The plastics-based materials industry is also a determined lobbyist and does not want more of the insulation market that it dominates to be placed out of reach.

After Grenfell, Kingspan, the Irish company that made some of the combustible phenolic foam insulation used on the tower, launched a Westminster lobbying campaign to “pull out all the stops to convince the government” that an outright ban was wrong, the inquiry into the disaster has heard.

Last month the lack of action on schools sparked community anger not far from Grenfell. Residents in the Royal Borough of Kensington and Chelsea noticed Kingspan foam boards on the building site of a new school project.
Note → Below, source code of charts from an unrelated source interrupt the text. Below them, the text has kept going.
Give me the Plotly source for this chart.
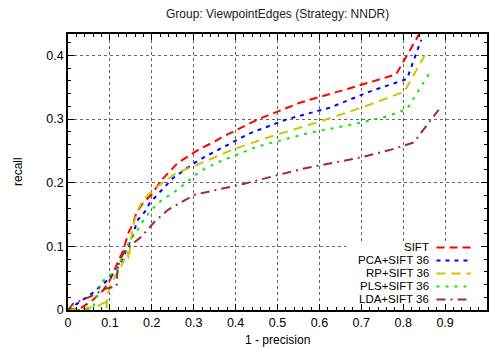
import plotly.graph_objects as go

# Recall vs (1 - precision) curves, one per descriptor
sift_x = [0, 0.033, 0.06, 0.084, 0.1, 0.12, 0.132, 0.144, 0.154, 0.163, 0.179, 0.199, 0.223, 0.262, 0.312, 0.351, 0.369, 0.452, 0.555, 0.671, 0.783, 0.85]
sift_y = [0, 0.004, 0.016, 0.031, 0.047, 0.076, 0.094, 0.121, 0.134, 0.152, 0.168, 0.181, 0.204, 0.231, 0.252, 0.265, 0.272, 0.299, 0.326, 0.348, 0.370, 0.447]

pca_x = [0, 0.029, 0.057, 0.1, 0.124, 0.148, 0.167, 0.183, 0.195, 0.25, 0.302, 0.325, 0.365, 0.432, 0.520, 0.626, 0.720, 0.809, 0.843]
pca_y = [0, 0.013, 0.026, 0.050, 0.071, 0.107, 0.142, 0.154, 0.168, 0.207, 0.231, 0.240, 0.254, 0.277, 0.299, 0.318, 0.343, 0.363, 0.4245]

rp_x = [0, 0.04, 0.07, 0.088, 0.092, 0.094, 0.11, 0.128, 0.142, 0.145, 0.150, 0.159, 0.167, 0.179, 0.207, 0.258, 0.3175, 0.392, 0.479, 0.594, 0.7045, 0.803, 0.852]
rp_y = [0, 0.002, 0.006, 0.012, 0.002, 0.025, 0.05, 0.07, 0.092, 0.079, 0.11, 0.1415, 0.157, 0.173, 0.191, 0.215, 0.2307, 0.2516, 0.2715, 0.2945, 0.3187, 0.343, 0.401]

pls_x = [0, 0.04, 0.06, 0.065, 0.081, 0.096, 0.116, 0.128, 0.148, 0.159, 0.175, 0.199, 0.219, 0.266, 0.3095, 0.329, 0.365, 0.452, 0.574, 0.7005, 0.76, 0.809, 0.8626]
pls_y = [0, 0.0, 0.003, 0.016, 0.045, 0.052, 0.063, 0.081, 0.110, 0.118, 0.136, 0.157, 0.170, 0.191, 0.215, 0.2228, 0.234, 0.2568, 0.2778, 0.2945, 0.304, 0.3156, 0.372]

lda_x = [0, 0.013, 0.053, 0.092, 0.116, 0.117, 0.122, 0.136, 0.175, 0.207, 0.238, 0.3017, 0.416, 0.5545, 0.7005, 0.7756, 0.825, 0.8846]
lda_y = [0, 0.0105, 0.021, 0.034, 0.037, 0.055, 0.075, 0.094, 0.115, 0.139, 0.157, 0.181, 0.1976, 0.221, 0.240, 0.2527, 0.263, 0.3145]

series_names = ["SIFT", "PCA+SIFT 36", "RP+SIFT 36", "PLS+SIFT 36", "LDA+SIFT 36"]
series_x = [sift_x, pca_x, rp_x, pls_x, lda_x]
series_y = [sift_y, pca_y, rp_y, pls_y, lda_y]
colors = ["#ff0000", "#0000ff", "#c8c800", "#00ee00", "#a52a2a"]
dashes = ["8px,5px", "4px,5px", "9px,6px", "3px,6px", "9px,5px,2px,5px"]

x_ticks = [0, 0.1, 0.2, 0.3, 0.4, 0.5, 0.6, 0.7, 0.8, 0.9, 1]
x_tick_text = ["0", "0.1", "0.2", "0.3", "0.4", "0.5", "0.6", "0.7", "0.8", "0.9", "1"]
y_ticks = [0, 0.1, 0.2, 0.3, 0.4]
y_tick_text = ["0", "0.1", "0.2", "0.3", "0.4"]

FONT = "Liberation Sans, Arial, Helvetica, sans-serif"

fig = go.Figure()
for name, xs, ys, c, d in zip(series_names, series_x, series_y, colors, dashes):
    fig.add_trace(go.Scatter(x=xs, y=ys, mode="lines", name=name,
                             line=dict(color=c, width=2, dash=d),
                             showlegend=False))

# key box (opaque, sits over the grid)
shapes = [dict(type="rect", xref="x", yref="y", x0=0.664, x1=1.0, y0=0.0, y1=0.106,
               fillcolor="white", line=dict(width=0), layer="between")]
annotations = []
row_y = [0.0983, 0.0778, 0.0574, 0.0370, 0.0165]
for name, c, d, ry in zip(series_names, colors, dashes, row_y):
    shapes.append(dict(type="line", xref="x", yref="y", x0=0.8795, x1=0.9615, y0=ry, y1=ry,
                       line=dict(color=c, width=2, dash=d)))
    annotations.append(dict(x=0.8635, y=ry, xref="x", yref="y", text=name, showarrow=False,
                            xanchor="right", yanchor="middle", height=12, borderpad=0,
                            font=dict(family=FONT, size=11.5, color="black")))

annotations += [
    dict(x=0.5, y=1, xref="paper", yref="paper", yshift=20, text="Group: ViewpointEdges (Strategy: NNDR)",
         showarrow=False, xanchor="center", yanchor="middle", font=dict(family=FONT, size=12, color="#222")),
    dict(x=0.5, y=0, xref="paper", yref="paper", yshift=-30, text="1 - precision",
         showarrow=False, xanchor="center", yanchor="middle", font=dict(family=FONT, size=12, color="black")),
    dict(x=0, y=0.5, xref="paper", yref="paper", xshift=-50, text="recall", textangle=-90,
         showarrow=False, xanchor="center", yanchor="middle", font=dict(family=FONT, size=12, color="black")),
]

axis_common = dict(showline=True, linecolor="black", linewidth=1.5, mirror="allticks",
                   ticks="inside", ticklen=6, tickcolor="black", tickwidth=1,
                   showgrid=True, gridcolor="#666", griddash="dot", gridwidth=1,
                   zeroline=False, tickfont=dict(family=FONT, size=12.5, color="black"),
                   minor=dict(dtick=0.02, ticks="inside", ticklen=3, tickcolor="black", showgrid=False))

fig.update_layout(
    width=490, height=349,
    margin=dict(l=68, r=1, t=34, b=39),
    paper_bgcolor="white", plot_bgcolor="white",
    xaxis=dict(range=[0, 1], tickvals=x_ticks, ticktext=x_tick_text, **axis_common),
    yaxis=dict(range=[0, 0.4335], tickvals=y_ticks, ticktext=y_tick_text, **axis_common),
    shapes=shapes, annotations=annotations, showlegend=False,
)

fig.write_html("out.html")
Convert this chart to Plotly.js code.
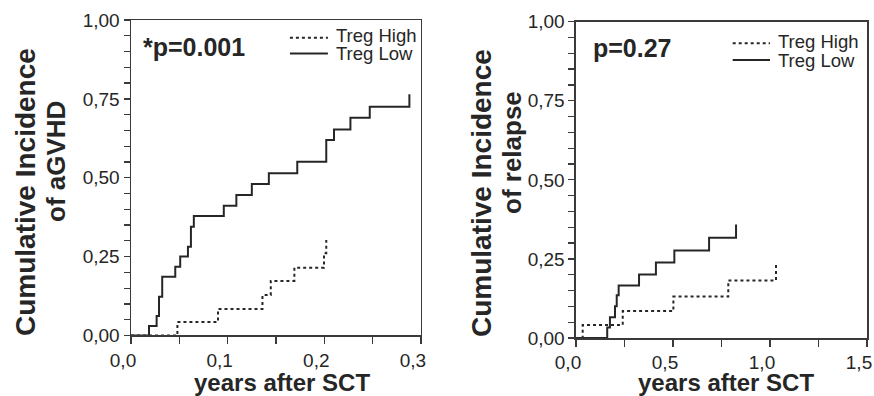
<!DOCTYPE html>
<html>
<head>
<meta charset="utf-8">
<script src="https://cdn.plot.ly/plotly-3.0.1.min.js"></script>
<style>html,body{margin:0;padding:0;background:#fff}#chart{width:874px;height:396px}</style>
</head>
<body>
<div id="chart"></div>
<script>
// ---- Data ----
// aGVHD panel (years after SCT, cumulative incidence)
var gvhdLowX  = [0, 0.0186, 0.0265, 0.029, 0.0323, 0.0458, 0.0509, 0.0589, 0.062, 0.065, 0.096, 0.109, 0.125, 0.1426, 0.172, 0.202, 0.210, 0.227, 0.247, 0.288];
var gvhdLowY  = [0, 0.030, 0.062, 0.123, 0.186, 0.218, 0.250, 0.281, 0.345, 0.379, 0.411, 0.445, 0.480, 0.514, 0.551, 0.620, 0.653, 0.690, 0.725, 0.765];
var gvhdHighX = [0, 0.048, 0.090, 0.136, 0.1446, 0.169, 0.1997, 0.202];
var gvhdHighY = [0, 0.043, 0.084, 0.128, 0.173, 0.215, 0.261, 0.303];
// relapse panel
var relLowX  = [0, 0.161, 0.175, 0.201, 0.210, 0.220, 0.325, 0.412, 0.507, 0.686, 0.825];
var relLowY  = [0, 0.0335, 0.066, 0.100, 0.135, 0.166, 0.201, 0.239, 0.277, 0.317, 0.359];
var relHighX = [0, 0.0345, 0.241, 0.502, 0.785, 1.031];
var relHighY = [0, 0.041, 0.085, 0.131, 0.182, 0.235];

var seriesNames = ['Treg High', 'Treg Low'];
var pLabels = ['*p=0.001', 'p=0.27'];
var yTitleLine1 = 'Cumulative Incidence';
var yTitleLine2 = ['of aGVHD', 'of relapse'];
var xTitle = 'years after SCT';

// tick positions (major + minor) and their labels
var yTickVals = [0, 0.05, 0.1, 0.15, 0.2, 0.25, 0.3, 0.35, 0.4, 0.45, 0.5, 0.55, 0.6, 0.65, 0.7, 0.75, 0.8, 0.85, 0.9, 0.95, 1];
var yTickText = ['0,00', '', '', '', '', '0,25', '', '', '', '', '0,50', '', '', '', '', '0,75', '', '', '', '', '1,00'];
var xTickValsL = [0, 0.05, 0.1, 0.15, 0.2, 0.25, 0.3];
var xTickTextL = ['0,0', '', '0,1', '', '0,2', '', '0,3'];
var xTickValsR = [0, 0.25, 0.5, 0.75, 1.0, 1.25, 1.5];
var xTickTextR = ['0,0', '', '0,5', '', '1,0', '', '1,5'];

// ---- Styling ----
var ink = '#262626';
var axisCol = '#3a3a3a';
var font = 'Liberation Sans, Arial, Helvetica, sans-serif';

function trace(x, y, dash, xa, ya, name) {
  return {x: x, y: y, mode: 'lines', type: 'scatter', name: name, xaxis: xa, yaxis: ya,
    line: {shape: 'hv', color: ink, width: 2, dash: dash}, showlegend: false, hoverinfo: 'x+y'};
}

var data = [
  trace(gvhdHighX, gvhdHighY, 'dot', 'x', 'y', seriesNames[0]),
  trace(gvhdLowX, gvhdLowY, 'solid', 'x', 'y', seriesNames[1]),
  trace(relHighX, relHighY, 'dot', 'x2', 'y2', seriesNames[0]),
  trace(relLowX, relLowY, 'solid', 'x2', 'y2', seriesNames[1])
];

function xaxis(domain, range, tv, tt, anchor) {
  return {domain: domain, range: range, anchor: anchor, tickmode: 'array', tickvals: tv, ticktext: tt,
    ticks: 'outside', ticklen: 7, tickwidth: 1.3, tickcolor: axisCol,
    showline: true, linecolor: axisCol, linewidth: 1.5, mirror: true, showgrid: false, zeroline: false,
    tickfont: {family: font, size: 19, color: ink}, ticklabelshift: -8,
    fixedrange: true};
}
function yaxis(domain, anchor) {
  return {domain: domain, range: [0, 1], anchor: anchor, tickmode: 'array', tickvals: yTickVals, ticktext: yTickText,
    ticks: 'outside', ticklen: 6, tickwidth: 1.3, tickcolor: axisCol,
    showline: true, linecolor: axisCol, linewidth: 1.5, mirror: true, showgrid: false, zeroline: false,
    tickfont: {family: font, size: 19, color: ink},
    fixedrange: true};
}

function legendItems(xa, ya, lx0, lx1, tx, yl1, yl2, yt1, yt2) {
  var xr = xa + ' domain', yr = ya + ' domain';
  return {
    shapes: [
      {type: 'line', xref: xr, yref: yr, x0: lx0, x1: lx1, y0: yl1, y1: yl1, line: {color: ink, width: 2, dash: 'dot'}},
      {type: 'line', xref: xr, yref: yr, x0: lx0, x1: lx1, y0: yl2, y1: yl2, line: {color: ink, width: 2}}
    ],
    annotations: [
      {xref: xr, yref: yr, x: tx, y: yt1, text: seriesNames[0], showarrow: false, xanchor: 'left', yanchor: 'middle',
        font: {family: font, size: 18.5, color: ink}},
      {xref: xr, yref: yr, x: tx, y: yt2, text: seriesNames[1], showarrow: false, xanchor: 'left', yanchor: 'middle',
        font: {family: font, size: 18.5, color: ink}}
    ]
  };
}

var legL = legendItems('x', 'y', 0.548, 0.679, 0.70, 0.944, 0.894, 0.950, 0.893);
var legR = legendItems('x2', 'y2', 0.5385, 0.6667, 0.688, 0.932, 0.879, 0.936, 0.877);

// axis titles (centre given in page pixels)
function pageText(text, cx, cy, size, angle) {
  return {xref: 'paper', yref: 'paper', x: (cx - 131) / 736, y: (338 - cy) / 318, text: '<b>' + text + '</b>',
    textangle: angle, showarrow: false, xanchor: 'center', yanchor: 'middle',
    font: {family: font, size: size, color: ink}};
}

var annotations = legL.annotations.concat(legR.annotations).concat([
  {xref: 'x domain', yref: 'y domain', x: 0.035, y: 0.915, text: '<b>' + pLabels[0] + '</b>', showarrow: false,
    xanchor: 'left', yanchor: 'middle', font: {family: font, size: 25, color: ink}},
  {xref: 'x2 domain', yref: 'y2 domain', x: 0.052, y: 0.916, text: '<b>' + pLabels[1] + '</b>', showarrow: false,
    xanchor: 'left', yanchor: 'middle', font: {family: font, size: 25, color: ink}},
  pageText(yTitleLine1, 25, 192, 28, -90),
  pageText(yTitleLine2[0], 56, 162, 26, -90),
  pageText(yTitleLine1, 481, 193, 28, -90),
  pageText(yTitleLine2[1], 512, 153, 26, -90),
  pageText(xTitle, 282, 382, 24, 0),
  pageText(xTitle, 726, 382, 24, 0)
]);

var layout = {
  width: 874, height: 396,
  margin: {l: 131, r: 7, t: 20, b: 58},
  paper_bgcolor: '#fff', plot_bgcolor: '#fff',
  showlegend: false,
  xaxis: xaxis([0, 0.394], [0, 0.3], xTickValsL, xTickTextL, 'y'),
  yaxis: yaxis([0.0079, 1], 'x'),
  xaxis2: xaxis([0.6046, 1], [0, 1.5], xTickValsR, xTickTextR, 'y2'),
  yaxis2: yaxis([0, 0.9947], 'x2'),
  shapes: legL.shapes.concat(legR.shapes),
  annotations: annotations
};

Plotly.newPlot('chart', data, layout, {displayModeBar: false, staticPlot: true});
</script>
</body>
</html>
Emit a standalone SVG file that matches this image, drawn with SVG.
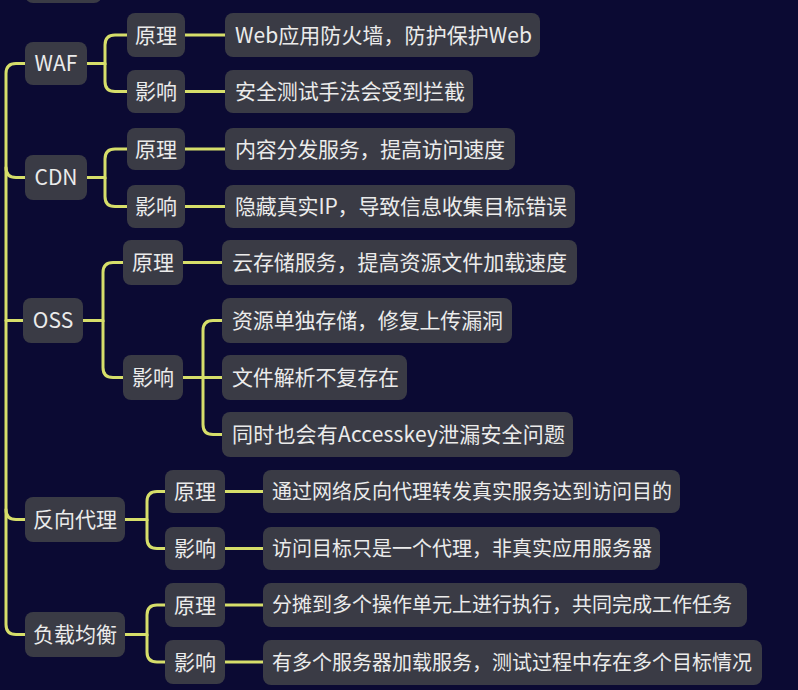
<svg xmlns="http://www.w3.org/2000/svg" width="798" height="690" viewBox="0 0 798 690">
<style>
.bg{fill:#0b0a33}
.n rect{fill:#3a3b45}
.n text{font-family:"Noto Sans CJK SC","Noto Sans",sans-serif;font-size:21px;fill:#ebebeb}
.n text.s{font-size:20px}
.c{text-anchor:middle}
#connectors path{fill:none;stroke:#d6de6a;stroke-width:3;stroke-linecap:round}
</style>
<rect class="bg" x="0" y="0" width="798" height="690"/>
<g id="connectors">
<path d="M25,63.5 H16 Q6,63.5 6,73.5 V624.5 Q6,634.5 16,634.5 H25"/>
<path d="M6,167.5 Q6,177.5 16,177.5 H25"/>
<path d="M6,320.5 H23"/>
<path d="M6,509.5 Q6,519.5 16,519.5 H25"/>
<path d="M87,63.5 H105 V45 Q105,35 115,35 H127"/>
<path d="M105,63.5 V81.5 Q105,91.5 115,91.5 H127"/>
<path d="M185,35 H225"/>
<path d="M185,91.5 H225"/>
<path d="M87,177.5 H105 V159 Q105,149 115,149 H127"/>
<path d="M105,177.5 V196.5 Q105,206.5 115,206.5 H127"/>
<path d="M185,149 H225"/>
<path d="M185,206.5 H225"/>
<path d="M83,320.5 H103 V272.5 Q103,262.5 113,262.5 H123"/>
<path d="M103,320.5 V367.5 Q103,377.5 113,377.5 H123"/>
<path d="M183,262.5 H222"/>
<path d="M183,377.5 H222"/>
<path d="M203,377.5 V330.5 Q203,320.5 213,320.5 H222"/>
<path d="M203,377.5 V424.5 Q203,434.5 213,434.5 H222"/>
<path d="M125,519.5 H147 V501.5 Q147,491.5 157,491.5 H165"/>
<path d="M147,519.5 V538.5 Q147,548.5 157,548.5 H165"/>
<path d="M225,491.5 H263"/>
<path d="M225,548.5 H263"/>
<path d="M125,634.5 H147 V615 Q147,605 157,605 H165"/>
<path d="M147,634.5 V652 Q147,662 157,662 H165"/>
<path d="M225,605 H263"/>
<path d="M225,662 H263"/>
</g>
<g id="top-partial" class="n"><rect x="25" y="-40" width="77" height="43" rx="8"/></g>
<g id="waf" class="n"><rect x="25" y="42" width="62" height="43" rx="8"/><text class="c" x="56" y="71">WAF</text></g>
<g id="waf-p" class="n"><rect x="127" y="13" width="58" height="44" rx="8"/><text class="c" x="156" y="42.5">原理</text></g>
<g id="waf-i" class="n"><rect x="127" y="70" width="58" height="43" rx="8"/><text class="c" x="156" y="99">影响</text></g>
<g id="waf-p1" class="n"><rect x="225" y="13" width="315" height="44" rx="8"/><text x="235" y="42.5" textLength="297">Web应用防火墙，防护保护Web</text></g>
<g id="waf-i1" class="n"><rect x="225" y="70" width="248" height="43" rx="8"/><text x="235" y="99" textLength="230">安全测试手法会受到拦截</text></g>
<g id="cdn" class="n"><rect x="25" y="155" width="62" height="45" rx="8"/><text class="c" x="56" y="185">CDN</text></g>
<g id="cdn-p" class="n"><rect x="127" y="128" width="58" height="42" rx="8"/><text class="c" x="156" y="156.5">原理</text></g>
<g id="cdn-i" class="n"><rect x="127" y="185" width="58" height="43" rx="8"/><text class="c" x="156" y="214">影响</text></g>
<g id="cdn-p1" class="n"><rect x="225" y="128" width="290" height="42" rx="8"/><text x="235" y="156.5" textLength="270">内容分发服务，提高访问速度</text></g>
<g id="cdn-i1" class="n"><rect x="225" y="185" width="350" height="43" rx="8"/><text x="235" y="214" textLength="332">隐藏真实IP，导致信息收集目标错误</text></g>
<g id="oss" class="n"><rect x="23" y="298" width="60" height="45" rx="8"/><text class="c" x="53" y="328">OSS</text></g>
<g id="oss-p" class="n"><rect x="123" y="240" width="60" height="45" rx="8"/><text class="c" x="153" y="270">原理</text></g>
<g id="oss-i" class="n"><rect x="123" y="355" width="60" height="45" rx="8"/><text class="c" x="153" y="385">影响</text></g>
<g id="oss-p1" class="n"><rect x="222" y="240" width="355" height="45" rx="8"/><text x="232" y="270" textLength="335">云存储服务，提高资源文件加载速度</text></g>
<g id="oss-i1" class="n"><rect x="222" y="298" width="290" height="45" rx="8"/><text x="232" y="328" textLength="271">资源单独存储，修复上传漏洞</text></g>
<g id="oss-i2" class="n"><rect x="222" y="355" width="185" height="45" rx="8"/><text x="232" y="385" textLength="167">文件解析不复存在</text></g>
<g id="oss-i3" class="n"><rect x="222" y="412" width="351" height="45" rx="8"/><text x="232" y="442" textLength="333">同时也会有Accesskey泄漏安全问题</text></g>
<g id="proxy" class="n"><rect x="25" y="497" width="100" height="45" rx="8"/><text class="c" x="75" y="527">反向代理</text></g>
<g id="proxy-p" class="n"><rect x="165" y="470" width="60" height="43" rx="8"/><text class="c" x="195" y="499">原理</text></g>
<g id="proxy-i" class="n"><rect x="165" y="527" width="60" height="43" rx="8"/><text class="c" x="195" y="556">影响</text></g>
<g id="proxy-p1" class="n"><rect x="263" y="470" width="417" height="43" rx="8"/><text class="s" x="272" y="499" textLength="400">通过网络反向代理转发真实服务达到访问目的</text></g>
<g id="proxy-i1" class="n"><rect x="263" y="527" width="397" height="43" rx="8"/><text class="s" x="272" y="556" textLength="380">访问目标只是一个代理，非真实应用服务器</text></g>
<g id="lb" class="n"><rect x="25" y="612" width="100" height="45" rx="8"/><text class="c" x="75" y="642">负载均衡</text></g>
<g id="lb-p" class="n"><rect x="165" y="583" width="60" height="44" rx="8"/><text class="c" x="195" y="612.5">原理</text></g>
<g id="lb-i" class="n"><rect x="165" y="640" width="60" height="44" rx="8"/><text class="c" x="195" y="669.5">影响</text></g>
<g id="lb-p1" class="n"><rect x="263" y="583" width="484" height="44" rx="8"/><text class="s" x="272" y="612" textLength="460">分摊到多个操作单元上进行执行，共同完成工作任务</text></g>
<g id="lb-i1" class="n"><rect x="263" y="640" width="499" height="45" rx="8"/><text class="s" x="272" y="669.5" textLength="480">有多个服务器加载服务，测试过程中存在多个目标情况</text></g>
</svg>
They confronted the council’s deputy leader, Kim Taylor-Smith, expressing disbelief that the council was using materials from one of the Grenfell manufacturers. Under pressure, the council has now banned the use on its projects of any materials by Kingspan and others linked to the tower.

The council said that some of the evidence submitted to the inquiry had “brought into question the reliability of the safety certificates and the evidence on which they were based”.

But everywhere else, as the government ponders its next step, combustible materials continue to be used in schools. Last week the department of education began a consultation recommending some improvements in fire safety standards in schools, but proposing that combustible cladding could still be used on buildingsunder 18m in height. That is in line with current regulations, if not always with the views of parents and teachers.